Barrow Talks Natural Gas, Fertilizer Prices with Screven County Residents PDF Print

Discusses bipartisan legislation that will get prices under control for Georgia farmers; provide price stability for over 56 million homeowners nationwide

 

Sylvania, GA - Standing on the bed of a low-boy trailer out front of Boddiford Farm Services, 12th District Congressman John Barrow (D-GA) today spoke to a group of Georgia farmers and local area residents about the steps he's taking in Congress to help bring some much needed stability and predictability to the nation's natural gas prices.

 

Barrow, Ranking Member of the Small Business Subcommittee on Rural Enterprises, Agriculture, and Technology, held a subcommittee hearing last month to help raise awareness among fellow lawmakers in Washington about the negative effects rising natural gas prices are having on producers, consumers and farmers across the country.  At Rep.

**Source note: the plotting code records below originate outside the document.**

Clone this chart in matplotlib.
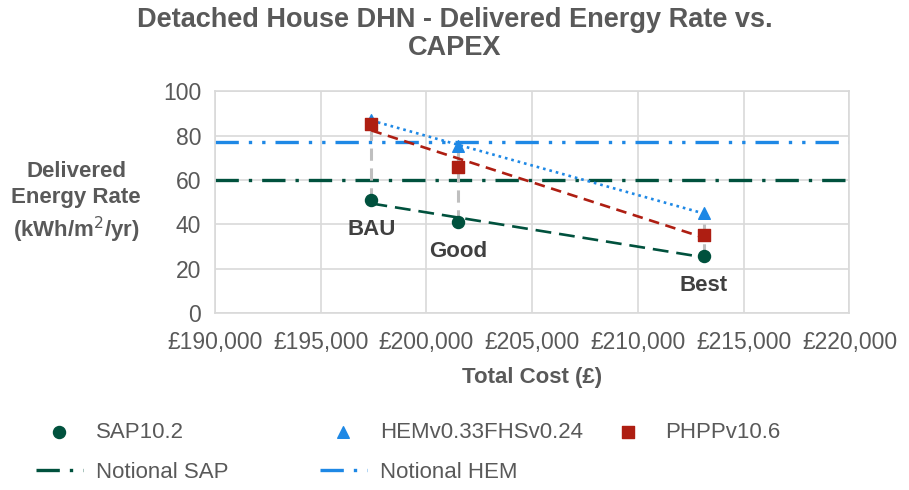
import matplotlib
matplotlib.use("Agg")
import matplotlib.pyplot as plt
from matplotlib.ticker import FuncFormatter, MultipleLocator
import numpy as np

plt.rcParams['font.family'] = ['Liberation Sans', 'DejaVu Sans']

# data
cost = [197400, 201500, 213100]
case_labels = ["BAU", "Good", "Best"]
sap = [50.9, 41.0, 25.7]
hem = [87.0, 75.5, 45.0]
phpp = [85.0, 66.0, 35.0]
notional_sap = 60.0
notional_hem = 77.0

c_sap = "#00513D"
c_hem = "#1E88E5"
c_phpp = "#AE1E12"
c_text = "#595959"

fig = plt.figure(figsize=(9.09, 4.90), dpi=100)
ax = fig.add_axes([0.2365, 0.361, 0.698, 0.453])

ax.set_xlim(190000, 220000)
ax.set_ylim(0, 100)
ax.xaxis.set_major_locator(MultipleLocator(5000))
ax.yaxis.set_major_locator(MultipleLocator(20))
ax.xaxis.set_major_formatter(FuncFormatter(lambda v, p: "£{:,.0f}".format(v)))
ax.grid(True, color="#D9D9D9", linewidth=1.2)
ax.set_axisbelow(True)
for s in ax.spines.values():
    s.set_color("#D9D9D9")
    s.set_linewidth(1.2)
ax.tick_params(length=0, labelsize=16.5, labelcolor=c_text)
ax.tick_params(axis="x", pad=13)
ax.tick_params(axis="y", pad=10)

# notional lines
ax.axhline(notional_sap, color=c_sap, linewidth=2.4, dashes=(7, 3, 1, 3))
ax.axhline(notional_hem, color=c_hem, linewidth=2.4, dashes=(7, 3, 1, 3, 1, 3))

# high-low lines
for x, a, b, c in zip(cost, sap, hem, phpp):
    ax.plot([x, x], [min(a, b, c), max(a, b, c)], color="#BFBFBF",
            linewidth=2.2, dashes=(4, 2.5), zorder=2)

# linear trendlines
xs = np.array([min(cost), max(cost)])
for vals, col, dash in [(sap, c_sap, (6, 3)), (phpp, c_phpp, (4, 2.5)), (hem, c_hem, (1, 1.5))]:
    k, m = np.polyfit(cost, vals, 1)
    ax.plot(xs, k * xs + m, color=col, linewidth=1.9, dashes=dash, zorder=3)

ax.scatter(cost, sap, marker="o", s=75, color=c_sap, zorder=4)
ax.scatter(cost, hem, marker="^", s=70, color=c_hem, zorder=4)
ax.scatter(cost, phpp, marker="s", s=65, color=c_phpp, zorder=4)

for x, y, lab in zip(cost, sap, case_labels):
    ax.annotate(lab, (x, y), xytext=(0, -21), textcoords="offset points",
                ha="center", va="center", fontsize=16, fontweight="bold", color="#404040")

ax.set_xlabel("Total Cost (£)", fontsize=16, fontweight="bold", color=c_text, labelpad=9)
fig.text(76 / 909, 1 - 203 / 490, "Delivered\nEnergy Rate\n(kWh/m$^2$/yr)", ha="center",
         va="center", fontsize=16, fontweight="bold", color=c_text, linespacing=1.3)

fig.text(0.5, 1 - 34 / 490, "Detached House DHN - Delivered Energy Rate vs.\nCAPEX",
         ha="center", va="center", fontsize=19.5, fontweight="bold", color=c_text, linespacing=1.1)

# legend, built as three columns like the original
h1 = ax.scatter([], [], marker="o", s=75, color=c_sap)
h2 = ax.scatter([], [], marker="^", s=70, color=c_hem)
h3 = ax.scatter([], [], marker="s", s=65, color=c_phpp)
h4, = ax.plot([], [], color=c_sap, linewidth=2.4, dashes=(7, 3, 1, 3))
h5, = ax.plot([], [], color=c_hem, linewidth=2.4, dashes=(7, 3, 1, 3, 1, 3))

leg_kw = dict(loc="upper left", frameon=False, fontsize=16, labelcolor=c_text,
              handlelength=2.1, handletextpad=0.6, labelspacing=0.85,
              borderpad=0, borderaxespad=0)
top = 1 - 422 / 490
legs = [
    fig.legend([h1, h4], ["SAP10.2", "Notional SAP"], bbox_to_anchor=(36 / 909, top), **leg_kw),
    fig.legend([h2, h5], ["HEMv0.33FHSv0.24", "Notional HEM"], bbox_to_anchor=(320 / 909, top), **leg_kw),
    fig.legend([h3], ["PHPPv10.6"], bbox_to_anchor=(605 / 909, top), **leg_kw),
]

fig.savefig("out.png", dpi=100)
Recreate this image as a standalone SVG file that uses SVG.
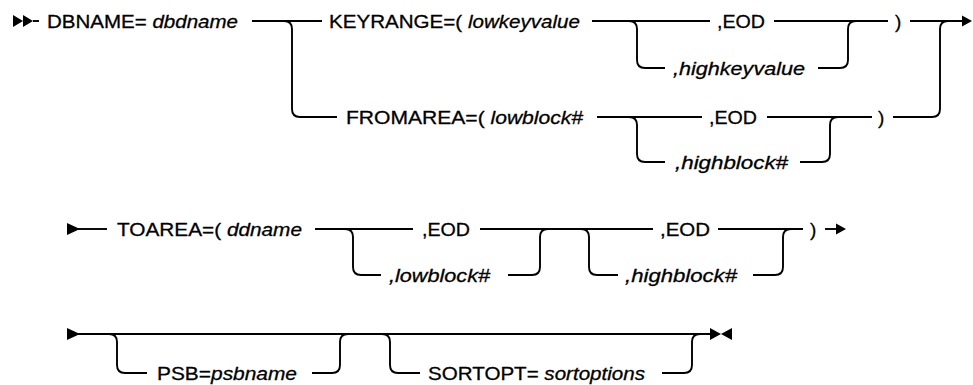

Barrow's invitation, Screven County farmer Ben Boyd testified at the hearing - giving a first hand account of how natural gas prices are affecting his farm in Georgia.

 

sylvania_presser_2005.jpg"Everyone who owns or operates a farm has seen their fertilizer prices shoot through the roof in the past 4 or 5 years," Ben Boyd said while introducing Barrow at today's press conference.  "For farmers like me, it's getting harder and harder to turn a profit when input costs keep going up and the price of what we grow keeps going down.  It's good to know that our Congressman, John Barrow, not only recognizes the problem, but he's up there in Washington trying to do something about it."

 

Currently, natural gas makes up 70-90% of the production costs for nitrogen based fertilizer, and it also heats over 56 million American homes.  Despite record high natural gas inventories and near record production in 2003, prices continue to be extremely volatile and are prone to huge spikes. As a result, many of the nation's farmers have seen their fertilizer costs more than double, while those Americans living on fixed incomes, like many seniors, find themselves spending more and more of their limited income to heat their homes. 

 

"Farmers and homeowners all across the nation are faced with natural gas prices that just don't add up," Barrow said.  "When natural gas prices jump to new record highs each time you get your bill, that makes running a business or living on a budget practically impossible.  That's why I believe it's time that Congress steps up to the plate and finds a way to help get these prices under control." 

 

Last Thursday, Barrow joined with Republican Congressman Sam Graves of Missouri to introduce bipartisan legislation that will help bring price stability back to the natural gas market.  Without harming free market principles, the Graves-Barrow Commodity Improvement Exchange Act of 2005 would restore common-sense trading limits found on virtually every other publicly traded commodity - limiting daily trading prices of natural gas to an 8 percent increase or decrease, and requiring the CFTC (Commodity Futures Trading Commission) to review and approve future natural gas contracts. 

 

The bill would also increase and impose civil and criminal penalties of up to $1 million for anyone found manipulating or attempting to manipulate the price of a publicly traded commodity, which would include natural gas. According to David Gary, the deputy director of the CFTC, firms and individual traders who engaged in false price reporting of natural gas paid out more than $300 million in penalties in recent years.

 

Pointing at a graph detailing the monthly average price for natural gas since January of 1990, Barrow stressed that his legislation, if passed by Congress, will restore the price stability consumers and fertilizer producers knew prior to 2000, when Congress passed the Commodity Futures Modernization Act (CFMA). 

 

CFMA altered the fundamental trading rules for natural gas - allowing greater speculation by a limited number of natural gas traders.  Prices, which for the previous 10 years had been stable at around $2.18/MMBTU, immediately became much more volatile after the bill passed, with price spikes of up to $11 pushing the average price of natural gas to $4.50 MMBTU - more than double what it had been before the trading rules were change.  To put this into perspective, every $1/MMBTU increase in the price of natural gas on the market costs consumers $23.1 billion annually. 

 

"This is common sense legislation that looks at the problem of rising natural gas prices, finds the source of that problem, and then fixes it," Barrow said.  "Our farmers can't wait for Congress to drag their feet coming up with far fetched proposals that may not even bring price relief for years to come.  We need real solutions that will address the problem now - and that's exactly what this legislation will do." 

 

Natural gas accounts for more than 37% of industrial energy consumption.  Since it is the cleanest burning fossil fuel, many industries that have switched to natural gas to comply with clean air laws are now being squeezed by high energy costs.  In addition, the recently recovering manufacturing sector has also been hampered by soaring natural gas prices.

 

"Farmers aren't the only people out there who are feeling the crunch of natural gas prices," Barrow said.  "U.S. companies that manufacturer fertilizer or those that use natural gas for their energy needs are finding it increasing difficult to stay in business.  That's killing jobs and it's hurting our economy." 

 

According to officials in the fertilizer industry, higher natural gas prices and an increase in imported fertilizer are having a negative impact on the U.S. fertilizer industry, with 45% of the domestic fertilizer production industry currently in shut down mode.